- PROBLEM DETAILS -
Skip all pictures. Write out the data below from its first line through the line that contains "align=center] (propI) at".

- STORED DATA -
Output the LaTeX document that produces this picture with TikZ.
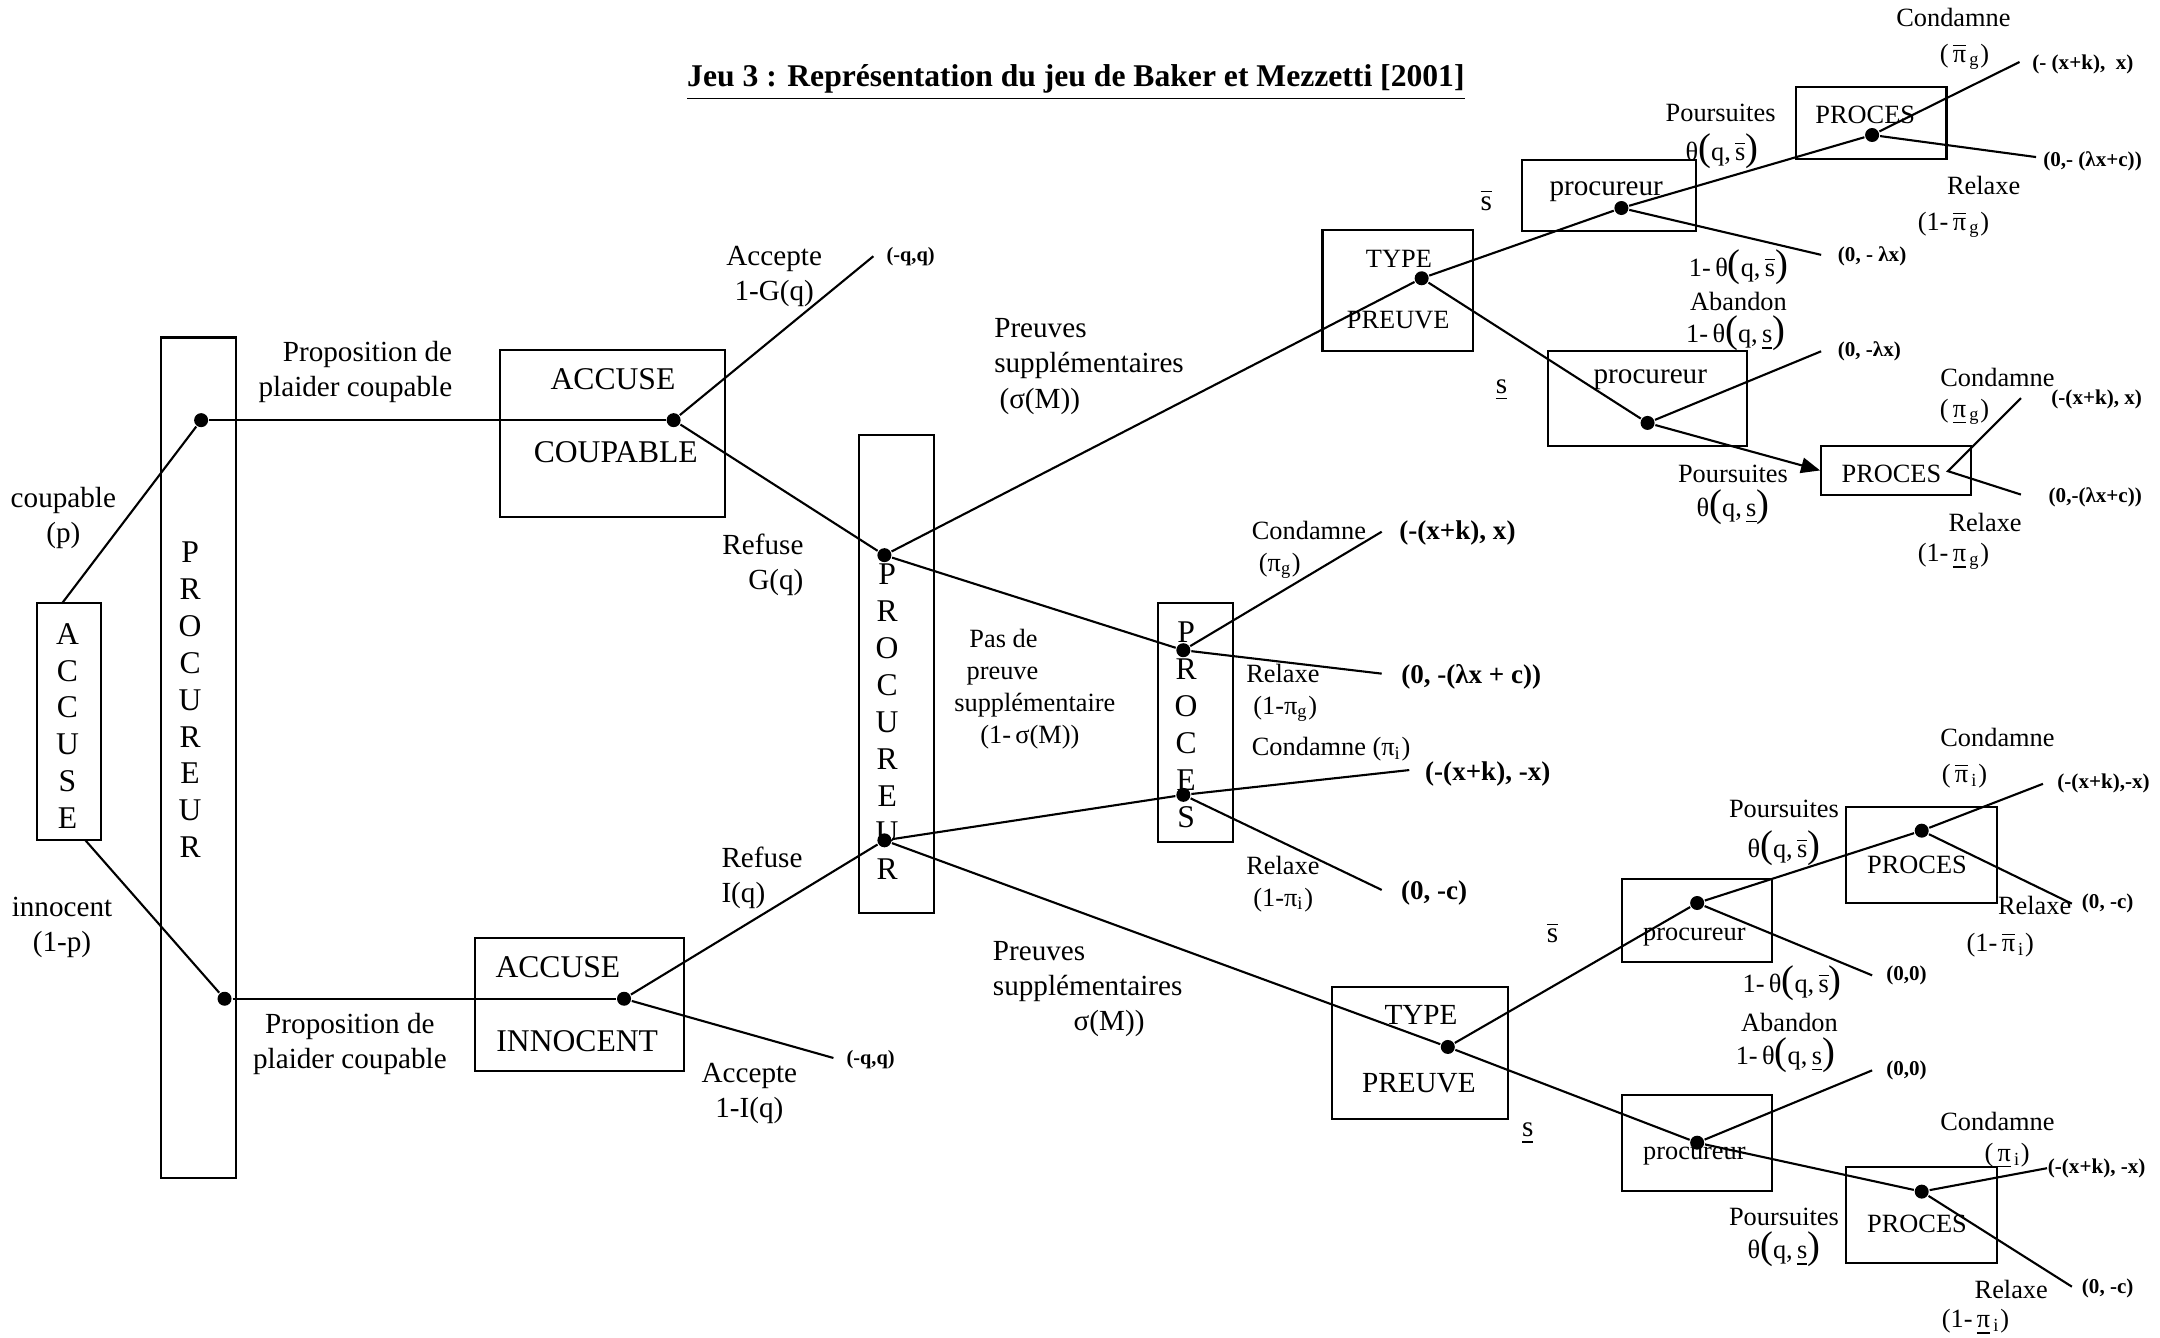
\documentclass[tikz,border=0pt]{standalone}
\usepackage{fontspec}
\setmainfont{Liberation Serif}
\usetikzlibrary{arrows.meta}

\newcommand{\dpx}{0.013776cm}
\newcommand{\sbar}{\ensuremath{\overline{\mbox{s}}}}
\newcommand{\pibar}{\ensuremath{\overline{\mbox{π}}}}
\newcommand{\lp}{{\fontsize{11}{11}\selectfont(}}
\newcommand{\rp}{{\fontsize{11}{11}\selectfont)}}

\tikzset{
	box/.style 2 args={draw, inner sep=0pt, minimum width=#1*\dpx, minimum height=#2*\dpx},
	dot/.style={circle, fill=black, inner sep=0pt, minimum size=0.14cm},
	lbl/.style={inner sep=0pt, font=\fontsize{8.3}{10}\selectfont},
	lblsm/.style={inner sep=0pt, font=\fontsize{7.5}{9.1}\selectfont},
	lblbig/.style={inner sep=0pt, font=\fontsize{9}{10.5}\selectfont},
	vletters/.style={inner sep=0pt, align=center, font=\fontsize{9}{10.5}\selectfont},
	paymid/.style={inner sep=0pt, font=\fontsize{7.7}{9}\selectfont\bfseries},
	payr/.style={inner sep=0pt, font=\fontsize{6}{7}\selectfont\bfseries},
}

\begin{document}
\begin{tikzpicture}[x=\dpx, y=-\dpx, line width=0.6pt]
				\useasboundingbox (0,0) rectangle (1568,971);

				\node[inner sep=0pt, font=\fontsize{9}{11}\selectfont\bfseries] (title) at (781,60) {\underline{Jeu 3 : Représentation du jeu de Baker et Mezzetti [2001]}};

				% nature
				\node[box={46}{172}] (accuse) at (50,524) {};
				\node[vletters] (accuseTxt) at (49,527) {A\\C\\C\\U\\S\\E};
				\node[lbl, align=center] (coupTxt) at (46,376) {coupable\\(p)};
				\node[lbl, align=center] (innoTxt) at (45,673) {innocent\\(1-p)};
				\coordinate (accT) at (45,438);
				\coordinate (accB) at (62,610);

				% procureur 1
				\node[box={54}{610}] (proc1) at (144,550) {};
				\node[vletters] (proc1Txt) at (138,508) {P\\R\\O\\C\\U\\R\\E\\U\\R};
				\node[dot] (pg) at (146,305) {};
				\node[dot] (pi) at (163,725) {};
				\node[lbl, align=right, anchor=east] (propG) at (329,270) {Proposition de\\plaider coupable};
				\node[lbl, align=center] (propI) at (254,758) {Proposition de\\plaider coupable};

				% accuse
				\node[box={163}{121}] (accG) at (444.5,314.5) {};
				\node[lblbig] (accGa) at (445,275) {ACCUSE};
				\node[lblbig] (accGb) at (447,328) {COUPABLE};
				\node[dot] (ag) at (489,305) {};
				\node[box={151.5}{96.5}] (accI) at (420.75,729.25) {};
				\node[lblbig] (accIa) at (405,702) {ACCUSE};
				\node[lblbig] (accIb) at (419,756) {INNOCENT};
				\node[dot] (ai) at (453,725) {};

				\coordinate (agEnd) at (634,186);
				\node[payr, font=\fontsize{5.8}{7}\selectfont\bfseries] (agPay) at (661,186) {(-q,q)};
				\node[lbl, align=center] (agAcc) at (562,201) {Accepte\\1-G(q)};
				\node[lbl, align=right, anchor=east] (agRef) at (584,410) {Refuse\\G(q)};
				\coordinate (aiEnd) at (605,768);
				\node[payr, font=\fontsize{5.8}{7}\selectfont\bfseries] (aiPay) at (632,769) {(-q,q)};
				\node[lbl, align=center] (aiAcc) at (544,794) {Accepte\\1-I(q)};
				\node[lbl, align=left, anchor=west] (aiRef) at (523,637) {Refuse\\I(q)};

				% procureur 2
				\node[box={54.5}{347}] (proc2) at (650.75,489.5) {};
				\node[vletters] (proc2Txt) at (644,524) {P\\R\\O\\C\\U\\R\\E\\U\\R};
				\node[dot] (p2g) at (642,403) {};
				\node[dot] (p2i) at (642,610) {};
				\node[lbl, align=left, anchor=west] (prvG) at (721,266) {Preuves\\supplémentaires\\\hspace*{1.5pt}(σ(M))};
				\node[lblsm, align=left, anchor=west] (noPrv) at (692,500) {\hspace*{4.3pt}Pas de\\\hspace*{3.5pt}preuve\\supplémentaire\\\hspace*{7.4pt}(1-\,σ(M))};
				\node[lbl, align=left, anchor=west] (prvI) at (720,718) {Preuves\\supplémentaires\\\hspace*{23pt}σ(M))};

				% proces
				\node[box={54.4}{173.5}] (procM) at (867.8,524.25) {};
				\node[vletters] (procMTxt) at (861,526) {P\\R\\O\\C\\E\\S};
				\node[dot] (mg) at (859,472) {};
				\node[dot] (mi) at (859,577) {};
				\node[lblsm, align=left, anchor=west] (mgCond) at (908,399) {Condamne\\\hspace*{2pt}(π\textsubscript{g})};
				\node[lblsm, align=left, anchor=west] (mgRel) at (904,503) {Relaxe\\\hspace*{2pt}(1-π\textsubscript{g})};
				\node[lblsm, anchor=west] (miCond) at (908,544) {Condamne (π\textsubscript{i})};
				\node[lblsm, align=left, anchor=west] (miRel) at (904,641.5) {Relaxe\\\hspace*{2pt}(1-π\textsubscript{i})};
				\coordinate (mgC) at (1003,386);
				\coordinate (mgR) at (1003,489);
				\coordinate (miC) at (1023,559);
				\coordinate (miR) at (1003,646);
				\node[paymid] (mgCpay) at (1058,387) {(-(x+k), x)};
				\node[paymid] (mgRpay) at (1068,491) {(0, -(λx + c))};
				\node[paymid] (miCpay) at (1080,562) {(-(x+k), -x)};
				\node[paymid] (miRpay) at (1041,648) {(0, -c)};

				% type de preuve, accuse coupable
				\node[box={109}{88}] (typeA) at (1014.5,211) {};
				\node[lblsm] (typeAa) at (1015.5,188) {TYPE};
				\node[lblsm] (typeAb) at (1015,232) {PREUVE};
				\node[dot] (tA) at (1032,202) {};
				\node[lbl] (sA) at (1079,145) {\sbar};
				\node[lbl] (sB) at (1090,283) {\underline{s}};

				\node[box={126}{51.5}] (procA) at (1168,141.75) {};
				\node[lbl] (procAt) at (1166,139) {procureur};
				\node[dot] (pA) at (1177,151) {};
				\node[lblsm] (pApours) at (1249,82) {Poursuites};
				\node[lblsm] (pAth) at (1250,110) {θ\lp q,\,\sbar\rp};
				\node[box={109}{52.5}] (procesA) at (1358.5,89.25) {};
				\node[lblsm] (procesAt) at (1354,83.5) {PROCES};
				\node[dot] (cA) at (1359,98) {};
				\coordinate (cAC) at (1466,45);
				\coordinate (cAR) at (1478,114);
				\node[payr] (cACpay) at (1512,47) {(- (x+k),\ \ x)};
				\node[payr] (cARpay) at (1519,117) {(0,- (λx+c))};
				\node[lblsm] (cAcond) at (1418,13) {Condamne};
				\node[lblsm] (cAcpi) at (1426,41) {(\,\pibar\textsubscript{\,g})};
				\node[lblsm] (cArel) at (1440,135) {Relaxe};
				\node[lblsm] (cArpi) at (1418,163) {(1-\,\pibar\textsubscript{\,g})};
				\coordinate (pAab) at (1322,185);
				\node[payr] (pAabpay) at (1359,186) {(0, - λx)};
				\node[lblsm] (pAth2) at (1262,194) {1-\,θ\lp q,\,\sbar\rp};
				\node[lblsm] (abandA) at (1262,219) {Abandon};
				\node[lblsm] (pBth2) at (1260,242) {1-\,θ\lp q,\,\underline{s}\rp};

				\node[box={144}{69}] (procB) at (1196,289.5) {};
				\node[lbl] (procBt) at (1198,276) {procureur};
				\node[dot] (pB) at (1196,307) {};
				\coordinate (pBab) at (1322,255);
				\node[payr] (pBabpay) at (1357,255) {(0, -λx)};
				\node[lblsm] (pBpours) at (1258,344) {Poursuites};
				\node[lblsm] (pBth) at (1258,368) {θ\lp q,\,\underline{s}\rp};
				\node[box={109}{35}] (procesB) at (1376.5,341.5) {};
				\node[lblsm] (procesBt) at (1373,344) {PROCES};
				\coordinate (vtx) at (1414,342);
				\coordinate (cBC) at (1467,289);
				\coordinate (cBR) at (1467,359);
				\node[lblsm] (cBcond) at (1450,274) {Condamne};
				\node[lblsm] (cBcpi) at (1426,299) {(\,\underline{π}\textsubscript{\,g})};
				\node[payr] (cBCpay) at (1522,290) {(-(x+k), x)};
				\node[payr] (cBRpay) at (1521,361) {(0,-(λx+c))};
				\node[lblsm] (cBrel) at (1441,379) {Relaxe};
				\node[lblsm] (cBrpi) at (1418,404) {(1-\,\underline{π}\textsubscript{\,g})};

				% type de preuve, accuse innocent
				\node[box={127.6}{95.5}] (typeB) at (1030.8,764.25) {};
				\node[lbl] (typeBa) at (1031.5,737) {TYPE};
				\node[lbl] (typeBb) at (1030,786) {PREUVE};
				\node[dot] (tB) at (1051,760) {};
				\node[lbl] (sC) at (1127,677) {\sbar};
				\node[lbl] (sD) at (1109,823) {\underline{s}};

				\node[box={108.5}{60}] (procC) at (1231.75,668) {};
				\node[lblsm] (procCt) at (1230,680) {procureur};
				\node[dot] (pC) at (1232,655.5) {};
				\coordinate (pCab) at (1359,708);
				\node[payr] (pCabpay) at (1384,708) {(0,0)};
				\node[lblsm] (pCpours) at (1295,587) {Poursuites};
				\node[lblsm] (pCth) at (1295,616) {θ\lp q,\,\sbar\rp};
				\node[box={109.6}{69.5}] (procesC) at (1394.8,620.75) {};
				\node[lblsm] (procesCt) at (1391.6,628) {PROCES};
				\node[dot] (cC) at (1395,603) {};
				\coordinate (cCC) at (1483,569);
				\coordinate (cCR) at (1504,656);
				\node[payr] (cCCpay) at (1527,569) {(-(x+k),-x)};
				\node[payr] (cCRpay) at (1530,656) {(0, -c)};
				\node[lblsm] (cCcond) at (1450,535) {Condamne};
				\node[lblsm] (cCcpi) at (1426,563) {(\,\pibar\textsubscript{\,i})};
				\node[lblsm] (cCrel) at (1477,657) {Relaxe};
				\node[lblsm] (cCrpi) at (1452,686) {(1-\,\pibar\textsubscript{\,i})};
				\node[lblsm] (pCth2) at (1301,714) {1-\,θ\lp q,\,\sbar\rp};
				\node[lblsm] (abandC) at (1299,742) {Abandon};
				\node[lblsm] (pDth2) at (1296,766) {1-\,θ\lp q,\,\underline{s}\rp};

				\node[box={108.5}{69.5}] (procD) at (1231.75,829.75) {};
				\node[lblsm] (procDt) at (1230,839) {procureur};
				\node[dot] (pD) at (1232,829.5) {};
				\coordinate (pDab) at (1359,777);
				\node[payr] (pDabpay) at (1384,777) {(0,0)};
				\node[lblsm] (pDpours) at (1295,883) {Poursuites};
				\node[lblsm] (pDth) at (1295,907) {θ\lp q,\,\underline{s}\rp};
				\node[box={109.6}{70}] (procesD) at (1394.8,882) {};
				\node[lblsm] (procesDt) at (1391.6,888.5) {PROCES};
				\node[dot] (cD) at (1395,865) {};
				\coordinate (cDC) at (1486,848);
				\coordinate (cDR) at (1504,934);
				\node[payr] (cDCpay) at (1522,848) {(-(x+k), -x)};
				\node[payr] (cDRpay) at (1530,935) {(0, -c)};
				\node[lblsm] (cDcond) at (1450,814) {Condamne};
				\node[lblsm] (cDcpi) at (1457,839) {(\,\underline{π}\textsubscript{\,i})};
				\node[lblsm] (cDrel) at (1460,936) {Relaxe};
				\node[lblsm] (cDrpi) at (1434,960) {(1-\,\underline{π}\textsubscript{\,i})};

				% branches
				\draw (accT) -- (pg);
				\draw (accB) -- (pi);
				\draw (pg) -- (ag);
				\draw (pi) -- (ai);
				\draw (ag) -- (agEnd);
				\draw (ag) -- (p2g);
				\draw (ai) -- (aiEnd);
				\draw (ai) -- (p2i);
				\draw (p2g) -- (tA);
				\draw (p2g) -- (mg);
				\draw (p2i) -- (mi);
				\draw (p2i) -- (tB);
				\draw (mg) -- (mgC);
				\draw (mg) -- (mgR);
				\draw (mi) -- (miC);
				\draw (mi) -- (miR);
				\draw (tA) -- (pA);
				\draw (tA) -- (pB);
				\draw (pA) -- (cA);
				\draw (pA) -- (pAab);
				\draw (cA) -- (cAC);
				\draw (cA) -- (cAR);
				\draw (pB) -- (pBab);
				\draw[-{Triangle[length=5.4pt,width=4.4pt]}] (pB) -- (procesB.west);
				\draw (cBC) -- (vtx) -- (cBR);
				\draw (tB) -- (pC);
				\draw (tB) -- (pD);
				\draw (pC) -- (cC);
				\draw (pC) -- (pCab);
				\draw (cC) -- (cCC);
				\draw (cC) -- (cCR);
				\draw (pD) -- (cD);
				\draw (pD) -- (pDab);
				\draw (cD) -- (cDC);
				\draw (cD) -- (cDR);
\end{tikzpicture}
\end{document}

- EXERCISE RESPONSE -
Output the LaTeX document that produces this picture with TikZ.
\documentclass[tikz,border=0pt]{standalone}
\usepackage{fontspec}
\setmainfont{Liberation Serif}
\usetikzlibrary{arrows.meta}

\newcommand{\dpx}{0.013776cm}
\newcommand{\sbar}{\ensuremath{\overline{\mbox{s}}}}
\newcommand{\pibar}{\ensuremath{\overline{\mbox{π}}}}
\newcommand{\lp}{{\fontsize{11}{11}\selectfont(}}
\newcommand{\rp}{{\fontsize{11}{11}\selectfont)}}

\tikzset{
	box/.style 2 args={draw, inner sep=0pt, minimum width=#1*\dpx, minimum height=#2*\dpx},
	dot/.style={circle, fill=black, inner sep=0pt, minimum size=0.14cm},
	lbl/.style={inner sep=0pt, font=\fontsize{8.3}{10}\selectfont},
	lblsm/.style={inner sep=0pt, font=\fontsize{7.5}{9.1}\selectfont},
	lblbig/.style={inner sep=0pt, font=\fontsize{9}{10.5}\selectfont},
	vletters/.style={inner sep=0pt, align=center, font=\fontsize{9}{10.5}\selectfont},
	paymid/.style={inner sep=0pt, font=\fontsize{7.7}{9}\selectfont\bfseries},
	payr/.style={inner sep=0pt, font=\fontsize{6}{7}\selectfont\bfseries},
}

\begin{document}
\begin{tikzpicture}[x=\dpx, y=-\dpx, line width=0.6pt]
				\useasboundingbox (0,0) rectangle (1568,971);

				\node[inner sep=0pt, font=\fontsize{9}{11}\selectfont\bfseries] (title) at (781,60) {\underline{Jeu 3 : Représentation du jeu de Baker et Mezzetti [2001]}};

				% nature
				\node[box={46}{172}] (accuse) at (50,524) {};
				\node[vletters] (accuseTxt) at (49,527) {A\\C\\C\\U\\S\\E};
				\node[lbl, align=center] (coupTxt) at (46,376) {coupable\\(p)};
				\node[lbl, align=center] (innoTxt) at (45,673) {innocent\\(1-p)};
				\coordinate (accT) at (45,438);
				\coordinate (accB) at (62,610);

				% procureur 1
				\node[box={54}{610}] (proc1) at (144,550) {};
				\node[vletters] (proc1Txt) at (138,508) {P\\R\\O\\C\\U\\R\\E\\U\\R};
				\node[dot] (pg) at (146,305) {};
				\node[dot] (pi) at (163,725) {};
				\node[lbl, align=right, anchor=east] (propG) at (329,270) {Proposition de\\plaider coupable};
				\node[lbl, align=center] (propI) at (254,758) {Proposition de\\plaider coupable};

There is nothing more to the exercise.